To reproduce these systems, the scientists had to simulate some 130,000 to 240,000 atoms contained in drugs, protein, water, ions, and the fatty lipid molecules that make up cell membranes. And they needed to run what amounts to a very long simulation—around 2.5 microseconds of simulated time for an individual run or 5 to 10 microseconds for each drug counting several trials and drug ionization forms. That’s only 5 to 10 millionths of a second, but in computational time it’s huge, totaling billions of discrete simulation time steps. More, to mimic the activity of the hERG1 channel to determine its functional state in drug binding simulations, they needed to wait for potassium ions to start to move through the channel. Ultimately, this took 10 to 20 simulated microseconds in total considering different salt concentrations, simulation and model parameters. Anton 2, which is specially built to perform very long molecular dynamics simulations, was crucial for the job.

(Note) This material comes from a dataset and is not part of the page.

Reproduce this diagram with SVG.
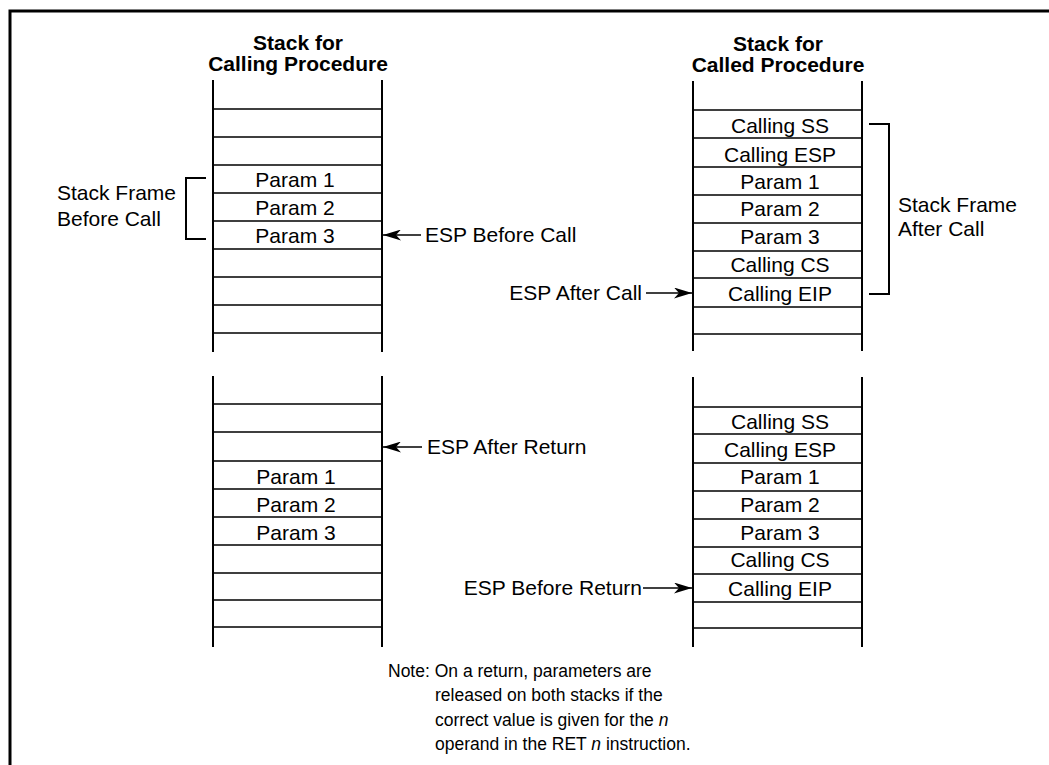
<svg xmlns="http://www.w3.org/2000/svg" width="1049" height="765" viewBox="0 0 1049 765">
<style>
text{font-family:"Liberation Sans",Arial,sans-serif;font-size:21px;fill:#000}
.t{font-weight:bold;text-anchor:middle}
.c{text-anchor:middle}
.e{text-anchor:end}
.n{font-size:17.5px}
.side{stroke:#000;stroke-width:2;fill:none}
.row{stroke:#000;stroke-width:1.3;fill:none}
.br{stroke:#000;stroke-width:2;fill:none}
.ar{stroke:#000;stroke-width:1.3;fill:none}
</style>
<defs>
<marker id="ah" viewBox="0 0 18 11" refX="18" refY="5.5" markerWidth="18" markerHeight="11" markerUnits="userSpaceOnUse" orient="auto">
<path d="M0,0 L18,5.5 L0,11 L5,5.5 z" fill="#000"/>
</marker>
</defs>
<rect width="1049" height="765" fill="#fff"/>
<path d="M10,765 V11 H1049" stroke="#000" stroke-width="3" fill="none"/>

<g id="stack-calling-before">
<text class="t" x="298" y="50">Stack for</text>
<text class="t" x="298" y="71">Calling Procedure</text>
<path class="side" d="M213,80 V352 M382,80 V352"/>
<path class="row" d="M213,109 H382 M213,137 H382 M213,165 H382 M213,193 H382 M213,221 H382 M213,249 H382 M213,277 H382 M213,305 H382 M213,333 H382"/>
<text class="c" x="295" y="187">Param 1</text>
<text class="c" x="295" y="215">Param 2</text>
<text class="c" x="295" y="243">Param 3</text>
</g>

<g id="frame-before-call">
<path class="br" d="M206,178 H186 V239 H206"/>
<text x="57" y="200">Stack Frame</text>
<text x="57" y="226">Before Call</text>
</g>

<g id="stack-called-after">
<text class="t" x="778" y="51">Stack for</text>
<text class="t" x="778" y="72">Called Procedure</text>
<path class="side" d="M693,81 V351 M862,81 V351"/>
<path class="row" d="M693,110 H862 M693,138 H862 M693,167 H862 M693,195 H862 M693,223 H862 M693,251 H862 M693,278 H862 M693,307 H862 M693,334 H862"/>
<text class="c" x="780" y="133">Calling SS</text>
<text class="c" x="780" y="162">Calling ESP</text>
<text class="c" x="780" y="189">Param 1</text>
<text class="c" x="780" y="216">Param 2</text>
<text class="c" x="780" y="244">Param 3</text>
<text class="c" x="780" y="272">Calling CS</text>
<text class="c" x="780" y="301">Calling EIP</text>
</g>

<g id="frame-after-call">
<path class="br" d="M869,124 H889 V294 H869"/>
<text x="898" y="212">Stack Frame</text>
<text x="898" y="236">After Call</text>
</g>

<g id="stack-calling-return">
<path class="side" d="M213,376 V647 M382,376 V647"/>
<path class="row" d="M213,404 H382 M213,432 H382 M213,461 H382 M213,489 H382 M213,517 H382 M213,545 H382 M213,573 H382 M213,600 H382 M213,627 H382"/>
<text class="c" x="296" y="484">Param 1</text>
<text class="c" x="296" y="512">Param 2</text>
<text class="c" x="296" y="540">Param 3</text>
</g>

<g id="stack-called-return">
<path class="side" d="M693,377 V647 M862,377 V647"/>
<path class="row" d="M693,407 H862 M693,434 H862 M693,463 H862 M693,491 H862 M693,519 H862 M693,547 H862 M693,574 H862 M693,602 H862 M693,628 H862"/>
<text class="c" x="780" y="429">Calling SS</text>
<text class="c" x="780" y="457">Calling ESP</text>
<text class="c" x="780" y="484">Param 1</text>
<text class="c" x="780" y="512">Param 2</text>
<text class="c" x="780" y="540">Param 3</text>
<text class="c" x="780" y="567">Calling CS</text>
<text class="c" x="780" y="596">Calling EIP</text>
</g>

<g id="connectors">
<line class="ar" x1="421" y1="235" x2="383" y2="235" marker-end="url(#ah)"/>
<line class="ar" x1="646" y1="293" x2="692" y2="293" marker-end="url(#ah)"/>
<line class="ar" x1="422" y1="447" x2="383" y2="447" marker-end="url(#ah)"/>
<line class="ar" x1="643" y1="588" x2="692" y2="588" marker-end="url(#ah)"/>
</g>

<g id="labels">
<text x="425" y="242">ESP Before Call</text>
<text class="e" x="642" y="300">ESP After Call</text>
<text x="427" y="454">ESP After Return</text>
<text class="e" x="642" y="595">ESP Before Return</text>
</g>

<g id="note">
<text class="n" x="388" y="677">Note: On a return, parameters are</text>
<text class="n" x="435" y="701">released on both stacks if the</text>
<text class="n" x="435" y="726">correct value is given for the <tspan font-style="italic">n</tspan></text>
<text class="n" x="435" y="750">operand in the RET <tspan font-style="italic">n</tspan> instruction.</text>
</g>
</svg>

In the simulations, both drugs crossed the membrane by shouldering through the lipid molecules that make it up and were observed to spontaneously move into an open channel pore on the intracellular site. But the two differed after this. Potentially cardiotoxic dofetilide bound to the channel more tightly when it was in a non-conducting, so called inactivated state, keeping the channel pore closed and unable to work. Moxifloxacin bound to the open channel, allowing it to partially function. This prediction agreed with previous lab results, giving the scientists confidence their simulation was on target.

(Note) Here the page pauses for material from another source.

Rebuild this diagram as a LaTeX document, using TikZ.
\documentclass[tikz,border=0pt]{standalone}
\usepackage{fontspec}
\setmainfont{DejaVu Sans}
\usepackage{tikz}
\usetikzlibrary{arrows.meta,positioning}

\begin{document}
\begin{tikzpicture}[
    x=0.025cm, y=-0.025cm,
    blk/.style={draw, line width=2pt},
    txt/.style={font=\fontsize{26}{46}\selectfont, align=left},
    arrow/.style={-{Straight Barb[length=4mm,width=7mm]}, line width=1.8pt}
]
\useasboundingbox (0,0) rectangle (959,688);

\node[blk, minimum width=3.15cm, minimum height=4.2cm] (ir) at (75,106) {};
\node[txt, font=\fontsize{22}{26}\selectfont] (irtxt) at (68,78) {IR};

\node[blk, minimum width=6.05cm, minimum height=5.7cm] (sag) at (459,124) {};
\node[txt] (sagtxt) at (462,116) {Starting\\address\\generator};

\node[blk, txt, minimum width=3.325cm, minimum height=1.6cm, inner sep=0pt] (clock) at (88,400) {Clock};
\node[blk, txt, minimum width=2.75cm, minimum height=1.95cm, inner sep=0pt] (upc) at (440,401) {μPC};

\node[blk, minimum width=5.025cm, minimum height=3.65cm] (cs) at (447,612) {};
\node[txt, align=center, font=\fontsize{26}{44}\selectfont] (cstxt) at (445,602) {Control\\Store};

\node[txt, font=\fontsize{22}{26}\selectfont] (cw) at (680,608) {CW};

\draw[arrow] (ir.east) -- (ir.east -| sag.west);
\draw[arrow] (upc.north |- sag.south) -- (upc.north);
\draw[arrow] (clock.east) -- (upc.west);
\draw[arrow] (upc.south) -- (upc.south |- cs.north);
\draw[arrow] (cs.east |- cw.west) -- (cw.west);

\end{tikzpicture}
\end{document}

“About five years ago, an experimental finding showed it was possible that what’s a really important factor in determining drug cardiotoxic profiles is not binding to the channel, but binding to a specific state of this membrane protein. If the drug binds to the inactivated state it locks the pore into the closed state, which is far more damaging … Our models turned out to be fairly predictive, with binding to the inactivated state one of the major determinants of cardiotoxicity.”—Sergei Noskov, University of Calgary

Better, the Anton 2 simulations set up the team’s other simulations to work properly. Starting with the movements of individual drug molecules floating around the hERG1 channel, validating its structural state from published Cryo-EM studies and then developing models for drug binding to various channel states and proceeding to cell and tissue behavior, each step accurately recreated the effects of the drugs on cardiac tissue activity. The pipeline of simulations could potentially be used to test any drug for cardiotoxicity, speeding acceptance of safe drugs and helping doctors rule out unsafe ones faster as well.

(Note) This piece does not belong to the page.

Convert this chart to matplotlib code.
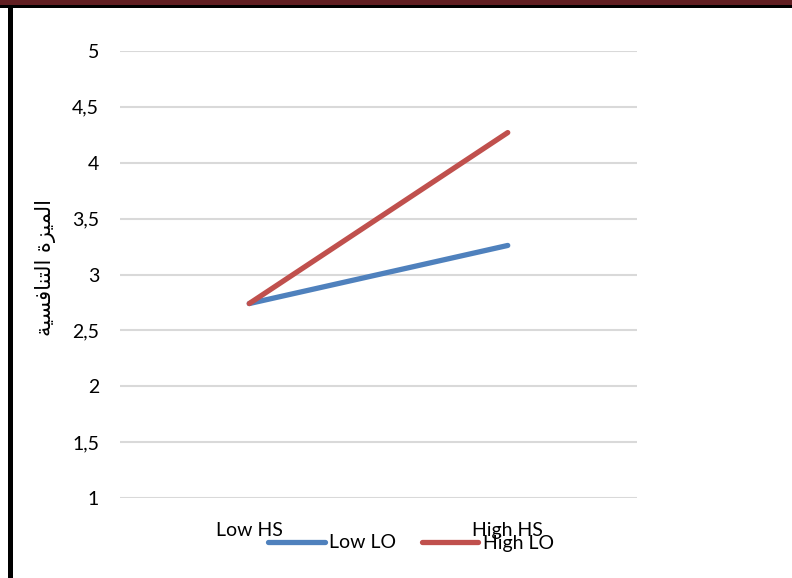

These studies have been generously funded by the National Institutes of Health, Canadian Institutes of Health Research, American Heart Association and, in addition to using the Anton 2 at PSC, have been using supercomputing resources through Compute Canada, The Extreme Science and Engineering Discovery Environment (XSEDE), National Center for Supercomputing Applications (NCSA) Blue Waters, and Texas Advanced Computing Center (TACC) Frontera.

The scientists reported their results in two journal papers, one in the Proceedings of the National Academy of Sciences in February 2020 that you can read here, and one in Circulation Research in April 2020 that you can read here.

Dofetilide (top) binds to the heart’s hERG1 membrane channel when its central pore is closed, preventing it from working entirely and causing serious heart-rhythm side effects. Moxifloxacin (bottom) binds to the open channel, allowing it to partially work and not causing those side effects.